Думая об этих словарях, особенно о словаре «природных» слов, я делил его на разделы: слова «лесные», «полевые», «луговые», слова о временах года, о метеорологических явлениях, о воде, реках и озерах, растениях и животных.

Я понимал, что такой словарь нужно составить так, чтобы его можно было читать, как книгу. Тогда он давал бы представление как о нашей природе, так и о широких богатствах языка.

Конечно, эта работа была бы не под силу одному человеку. У него не хватило бы на нее всей жизни.

Каждый раз, когда я думал об этом словаре, мне хотелось сбросить со счета лет двадцать, чтобы, конечно, не самому составлять такой словарь – для этого у меня не было познаний, – но хотя бы участвовать в работе над ним.

Я даже начал делать кое-какие записи для этого словаря, но, как водится, растерял. Восстановить же их по памяти почти невозможно.

Однажды почти все лето я занимался сбором трав и цветов. Я узнавал их названия и свойства по старому определителю растений и заносил все это в свои записи. Это было увлекательное занятие.

Никогда до тех пор я не представлял себе целесообразности всего, что происходит в природе, всей сложности и совершенства каждого листка, цветка, корня или семени.

Эта целесообразность напоминала иногда о себе чисто внешне и даже болезненно.

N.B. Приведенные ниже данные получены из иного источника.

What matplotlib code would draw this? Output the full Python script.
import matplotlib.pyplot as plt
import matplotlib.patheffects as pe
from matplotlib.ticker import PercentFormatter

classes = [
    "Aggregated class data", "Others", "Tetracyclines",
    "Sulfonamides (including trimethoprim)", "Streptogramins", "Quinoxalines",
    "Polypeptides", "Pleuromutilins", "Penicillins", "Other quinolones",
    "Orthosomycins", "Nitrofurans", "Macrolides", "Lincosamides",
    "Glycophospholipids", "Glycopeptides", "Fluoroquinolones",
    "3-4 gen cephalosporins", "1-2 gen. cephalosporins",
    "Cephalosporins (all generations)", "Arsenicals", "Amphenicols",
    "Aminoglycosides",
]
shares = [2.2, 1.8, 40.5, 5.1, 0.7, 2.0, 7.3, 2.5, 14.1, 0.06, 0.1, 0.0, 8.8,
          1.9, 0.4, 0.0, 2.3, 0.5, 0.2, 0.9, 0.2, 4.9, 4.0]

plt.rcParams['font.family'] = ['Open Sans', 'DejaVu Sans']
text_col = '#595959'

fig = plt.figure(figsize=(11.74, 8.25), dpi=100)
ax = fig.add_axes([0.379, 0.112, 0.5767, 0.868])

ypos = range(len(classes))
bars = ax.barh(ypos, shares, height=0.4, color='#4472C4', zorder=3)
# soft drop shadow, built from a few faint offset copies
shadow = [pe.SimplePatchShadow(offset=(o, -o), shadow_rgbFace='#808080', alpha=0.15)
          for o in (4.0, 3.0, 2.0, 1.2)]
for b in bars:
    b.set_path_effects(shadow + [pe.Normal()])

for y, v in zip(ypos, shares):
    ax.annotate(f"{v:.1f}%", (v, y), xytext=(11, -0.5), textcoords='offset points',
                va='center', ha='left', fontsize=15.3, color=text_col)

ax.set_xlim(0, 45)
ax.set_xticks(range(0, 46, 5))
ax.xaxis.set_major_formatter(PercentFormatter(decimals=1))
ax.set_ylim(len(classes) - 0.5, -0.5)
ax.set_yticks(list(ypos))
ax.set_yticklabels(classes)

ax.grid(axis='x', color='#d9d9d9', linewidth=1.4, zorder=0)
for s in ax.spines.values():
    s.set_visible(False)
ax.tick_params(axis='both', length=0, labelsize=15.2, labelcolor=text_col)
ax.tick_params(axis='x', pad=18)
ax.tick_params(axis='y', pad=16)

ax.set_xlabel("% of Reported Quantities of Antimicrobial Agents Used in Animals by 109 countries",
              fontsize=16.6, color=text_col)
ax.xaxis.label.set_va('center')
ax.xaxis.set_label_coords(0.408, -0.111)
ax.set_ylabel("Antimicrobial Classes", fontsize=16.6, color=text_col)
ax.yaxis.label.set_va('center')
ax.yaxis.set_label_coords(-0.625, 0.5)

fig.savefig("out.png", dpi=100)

Как-то осенью я со своим другом провел несколько дней на рыбной ловле на глухом, старом русле Оки. Оно потеряло связь с рекой несколько столетий назад и превратилось в глубокое и длинное озеро. Его окружали такие заросли, что продраться к воде было трудно, а в иных местах и невозможно.

Я был в шерстяной куртке, и к ней пристало много колючих семян череды (похожих на плоские двузубцы), репейника и других растений.

Дни стояли ясные, холодные. Мы спали в палатке, не раздеваясь.

На третий день прошел небольшой дождь, куртка моя отсырела, и среди ночи я почувствовал в нескольких местах у себя на груди и руках резкую боль, будто от уколов булавки.